Begin Given material

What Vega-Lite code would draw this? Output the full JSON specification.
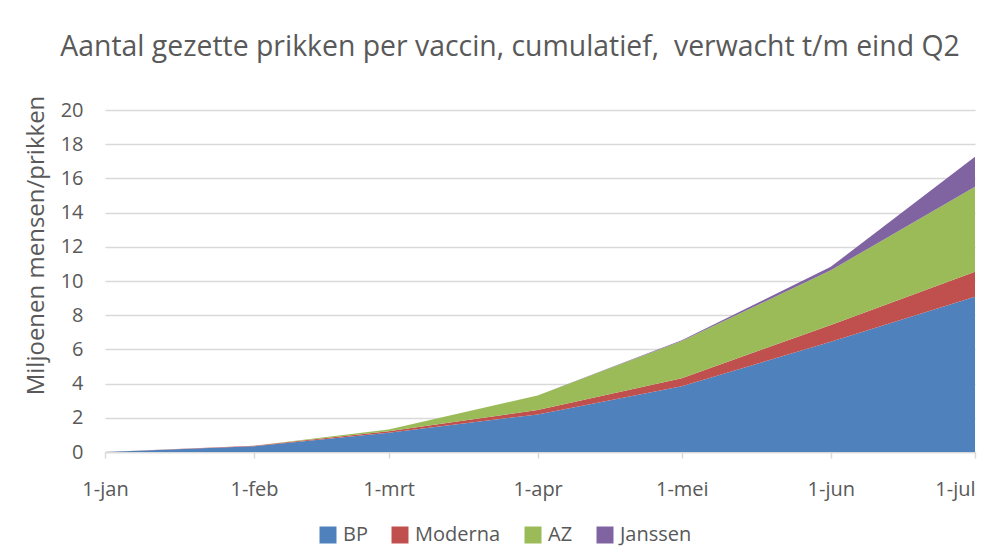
{
  "$schema": "https://vega.github.io/schema/vega-lite/v6.json",
  "width": 870,
  "height": 342,
  "autosize": "none",
  "padding": {"left": 105, "top": 110, "right": 25, "bottom": 103},
  "background": "white",
  "title": {
    "text": "Aantal gezette prikken per vaccin, cumulatief,\u00a0 verwacht t/m eind Q2",
    "font": "Open Sans",
    "fontSize": 28.4,
    "fontWeight": "normal",
    "color": "#595959",
    "anchor": "middle",
    "dx": -30,
    "offset": 33
  },
  "data": {
    "values": [
      {"date": "2021-01-01", "vaccin": "BP", "value": 0},
      {"date": "2021-02-01", "vaccin": "BP", "value": 0.33},
      {"date": "2021-03-01", "vaccin": "BP", "value": 1.12},
      {"date": "2021-04-01", "vaccin": "BP", "value": 2.2},
      {"date": "2021-05-01", "vaccin": "BP", "value": 3.85},
      {"date": "2021-06-01", "vaccin": "BP", "value": 6.45},
      {"date": "2021-07-01", "vaccin": "BP", "value": 9.08},
      {"date": "2021-01-01", "vaccin": "Moderna", "value": 0},
      {"date": "2021-02-01", "vaccin": "Moderna", "value": 0.03},
      {"date": "2021-03-01", "vaccin": "Moderna", "value": 0.1},
      {"date": "2021-04-01", "vaccin": "Moderna", "value": 0.25},
      {"date": "2021-05-01", "vaccin": "Moderna", "value": 0.47},
      {"date": "2021-06-01", "vaccin": "Moderna", "value": 0.98},
      {"date": "2021-07-01", "vaccin": "Moderna", "value": 1.46},
      {"date": "2021-01-01", "vaccin": "AZ", "value": 0},
      {"date": "2021-02-01", "vaccin": "AZ", "value": 0.01},
      {"date": "2021-03-01", "vaccin": "AZ", "value": 0.1},
      {"date": "2021-04-01", "vaccin": "AZ", "value": 0.85},
      {"date": "2021-05-01", "vaccin": "AZ", "value": 2.17},
      {"date": "2021-06-01", "vaccin": "AZ", "value": 3.2},
      {"date": "2021-07-01", "vaccin": "AZ", "value": 4.97},
      {"date": "2021-01-01", "vaccin": "Janssen", "value": 0},
      {"date": "2021-02-01", "vaccin": "Janssen", "value": 0},
      {"date": "2021-03-01", "vaccin": "Janssen", "value": 0},
      {"date": "2021-04-01", "vaccin": "Janssen", "value": 0},
      {"date": "2021-05-01", "vaccin": "Janssen", "value": 0.05},
      {"date": "2021-06-01", "vaccin": "Janssen", "value": 0.2},
      {"date": "2021-07-01", "vaccin": "Janssen", "value": 1.76}
    ]
  },
  "transform": [
    {"calculate": "indexof(['BP','Moderna','AZ','Janssen'], datum.vaccin)", "as": "stackOrder"}
  ],
  "mark": {"type": "area", "interpolate": "linear"},
  "encoding": {
    "x": {
      "field": "date",
      "type": "temporal",
      "scale": {
        "type": "utc",
        "domain": [
          {"year": 2021, "month": 1, "date": 1, "utc": true},
          {"year": 2021, "month": 7, "date": 1, "utc": true}
        ]
      },
      "axis": {
        "title": null,
        "values": [
          {"year": 2021, "month": 1, "date": 1, "utc": true},
          {"year": 2021, "month": 2, "date": 1, "utc": true},
          {"year": 2021, "month": 3, "date": 1, "utc": true},
          {"year": 2021, "month": 4, "date": 1, "utc": true},
          {"year": 2021, "month": 5, "date": 1, "utc": true},
          {"year": 2021, "month": 6, "date": 1, "utc": true},
          {"year": 2021, "month": 7, "date": 1, "utc": true}
        ],
        "labelExpr": "'1-' + ['jan','feb','mrt','apr','mei','jun','jul','aug'][utcmonth(datum.value)]",
        "labelAlign": {"condition": {"test": "utcmonth(datum.value) == 6", "value": "right"}, "value": "center"},
        "labelFont": "Open Sans",
        "labelFontSize": 20,
        "labelColor": "#595959",
        "labelPadding": 21,
        "labelFlush": false,
        "labelOverlap": false,
        "grid": false,
        "domainColor": "#d9d9d9",
        "domainWidth": 1.5,
        "tickColor": "#d9d9d9",
        "tickSize": 6,
        "tickWidth": 1.5
      }
    },
    "y": {
      "field": "value",
      "type": "quantitative",
      "stack": "zero",
      "scale": {"domain": [0, 20], "nice": false},
      "axis": {
        "title": "Miljoenen mensen/prikken",
        "titleFont": "Open Sans",
        "titleFontSize": 24,
        "titleFontWeight": "normal",
        "titleColor": "#595959",
        "titlePadding": 12,
        "titleY": 135,
        "values": [0, 2, 4, 6, 8, 10, 12, 14, 16, 18, 20],
        "labelFont": "Open Sans",
        "labelFontSize": 20,
        "labelColor": "#595959",
        "labelPadding": 22,
        "ticks": false,
        "domain": false,
        "gridColor": "#d9d9d9",
        "gridWidth": 1.3
      }
    },
    "color": {
      "field": "vaccin",
      "type": "nominal",
      "sort": ["BP", "Moderna", "AZ", "Janssen"],
      "scale": {
        "domain": ["BP", "Moderna", "AZ", "Janssen"],
        "range": ["#4f81bd", "#c0504d", "#9bbb59", "#8064a2"]
      },
      "legend": {
        "title": null,
        "orient": "none",
        "legendX": 213,
        "legendY": 415,
        "direction": "horizontal",
        "symbolType": "square",
        "symbolSize": 289,
        "symbolStrokeWidth": 0,
        "labelFont": "Open Sans",
        "labelFontSize": 20,
        "labelColor": "#595959",
        "labelOffset": 5,
        "columnPadding": 22
      }
    },
    "order": {"field": "stackOrder", "type": "quantitative", "sort": "ascending"}
  },
  "config": {"view": {"stroke": null}}
}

End Given material

Omit the pictures, then output the rest of the listing exactly.

• [Worked solution]:
What Vega-Lite code would draw this? Output the full JSON specification.
{
  "$schema": "https://vega.github.io/schema/vega-lite/v6.json",
  "width": 870,
  "height": 342,
  "autosize": "none",
  "padding": {"left": 105, "top": 110, "right": 25, "bottom": 103},
  "background": "white",
  "title": {
    "text": "Aantal gezette prikken per vaccin, cumulatief,\u00a0 verwacht t/m eind Q2",
    "font": "Open Sans",
    "fontSize": 28.4,
    "fontWeight": "normal",
    "color": "#595959",
    "anchor": "middle",
    "dx": -30,
    "offset": 33
  },
  "data": {
    "values": [
      {"date": "2021-01-01", "vaccin": "BP", "value": 0},
      {"date": "2021-02-01", "vaccin": "BP", "value": 0.33},
      {"date": "2021-03-01", "vaccin": "BP", "value": 1.12},
      {"date": "2021-04-01", "vaccin": "BP", "value": 2.2},
      {"date": "2021-05-01", "vaccin": "BP", "value": 3.85},
      {"date": "2021-06-01", "vaccin": "BP", "value": 6.45},
      {"date": "2021-07-01", "vaccin": "BP", "value": 9.08},
      {"date": "2021-01-01", "vaccin": "Moderna", "value": 0},
      {"date": "2021-02-01", "vaccin": "Moderna", "value": 0.03},
      {"date": "2021-03-01", "vaccin": "Moderna", "value": 0.1},
      {"date": "2021-04-01", "vaccin": "Moderna", "value": 0.25},
      {"date": "2021-05-01", "vaccin": "Moderna", "value": 0.47},
      {"date": "2021-06-01", "vaccin": "Moderna", "value": 0.98},
      {"date": "2021-07-01", "vaccin": "Moderna", "value": 1.46},
      {"date": "2021-01-01", "vaccin": "AZ", "value": 0},
      {"date": "2021-02-01", "vaccin": "AZ", "value": 0.01},
      {"date": "2021-03-01", "vaccin": "AZ", "value": 0.1},
      {"date": "2021-04-01", "vaccin": "AZ", "value": 0.85},
      {"date": "2021-05-01", "vaccin": "AZ", "value": 2.17},
      {"date": "2021-06-01", "vaccin": "AZ", "value": 3.2},
      {"date": "2021-07-01", "vaccin": "AZ", "value": 4.97},
      {"date": "2021-01-01", "vaccin": "Janssen", "value": 0},
      {"date": "2021-02-01", "vaccin": "Janssen", "value": 0},
      {"date": "2021-03-01", "vaccin": "Janssen", "value": 0},
      {"date": "2021-04-01", "vaccin": "Janssen", "value": 0},
      {"date": "2021-05-01", "vaccin": "Janssen", "value": 0.05},
      {"date": "2021-06-01", "vaccin": "Janssen", "value": 0.2},
      {"date": "2021-07-01", "vaccin": "Janssen", "value": 1.76}
    ]
  },
  "transform": [
    {"calculate": "indexof(['BP','Moderna','AZ','Janssen'], datum.vaccin)", "as": "stackOrder"}
  ],
  "mark": {"type": "area", "interpolate": "linear"},
  "encoding": {
    "x": {
      "field": "date",
      "type": "temporal",
      "scale": {
        "type": "utc",
        "domain": [
          {"year": 2021, "month": 1, "date": 1, "utc": true},
          {"year": 2021, "month": 7, "date": 1, "utc": true}
        ]
      },
      "axis": {
        "title": null,
        "values": [
          {"year": 2021, "month": 1, "date": 1, "utc": true},
          {"year": 2021, "month": 2, "date": 1, "utc": true},
          {"year": 2021, "month": 3, "date": 1, "utc": true},
          {"year": 2021, "month": 4, "date": 1, "utc": true},
          {"year": 2021, "month": 5, "date": 1, "utc": true},
          {"year": 2021, "month": 6, "date": 1, "utc": true},
          {"year": 2021, "month": 7, "date": 1, "utc": true}
        ],
        "labelExpr": "'1-' + ['jan','feb','mrt','apr','mei','jun','jul','aug'][utcmonth(datum.value)]",
        "labelAlign": {"condition": {"test": "utcmonth(datum.value) == 6", "value": "right"}, "value": "center"},
        "labelFont": "Open Sans",
        "labelFontSize": 20,
        "labelColor": "#595959",
        "labelPadding": 21,
        "labelFlush": false,
        "labelOverlap": false,
        "grid": false,
        "domainColor": "#d9d9d9",
        "domainWidth": 1.5,
        "tickColor": "#d9d9d9",
        "tickSize": 6,
        "tickWidth": 1.5
      }
    },
    "y": {
      "field": "value",
      "type": "quantitative",
      "stack": "zero",
      "scale": {"domain": [0, 20], "nice": false},
      "axis": {
        "title": "Miljoenen mensen/prikken",
        "titleFont": "Open Sans",
        "titleFontSize": 24,
        "titleFontWeight": "normal",
        "titleColor": "#595959",
        "titlePadding": 12,
        "titleY": 135,
        "values": [0, 2, 4, 6, 8, 10, 12, 14, 16, 18, 20],
        "labelFont": "Open Sans",
        "labelFontSize": 20,
        "labelColor": "#595959",
        "labelPadding": 22,
        "ticks": false,
        "domain": false,
        "gridColor": "#d9d9d9",
        "gridWidth": 1.3
      }
    },
    "color": {
      "field": "vaccin",
      "type": "nominal",
      "sort": ["BP", "Moderna", "AZ", "Janssen"],
      "scale": {
        "domain": ["BP", "Moderna", "AZ", "Janssen"],
        "range": ["#4f81bd", "#c0504d", "#9bbb59", "#8064a2"]
      },
      "legend": {
        "title": null,
        "orient": "none",
        "legendX": 213,
        "legendY": 415,
        "direction": "horizontal",
        "symbolType": "square",
        "symbolSize": 289,
        "symbolStrokeWidth": 0,
        "labelFont": "Open Sans",
        "labelFontSize": 20,
        "labelColor": "#595959",
        "labelOffset": 5,
        "columnPadding": 22
      }
    },
    "order": {"field": "stackOrder", "type": "quantitative", "sort": "ascending"}
  },
  "config": {"view": {"stroke": null}}
}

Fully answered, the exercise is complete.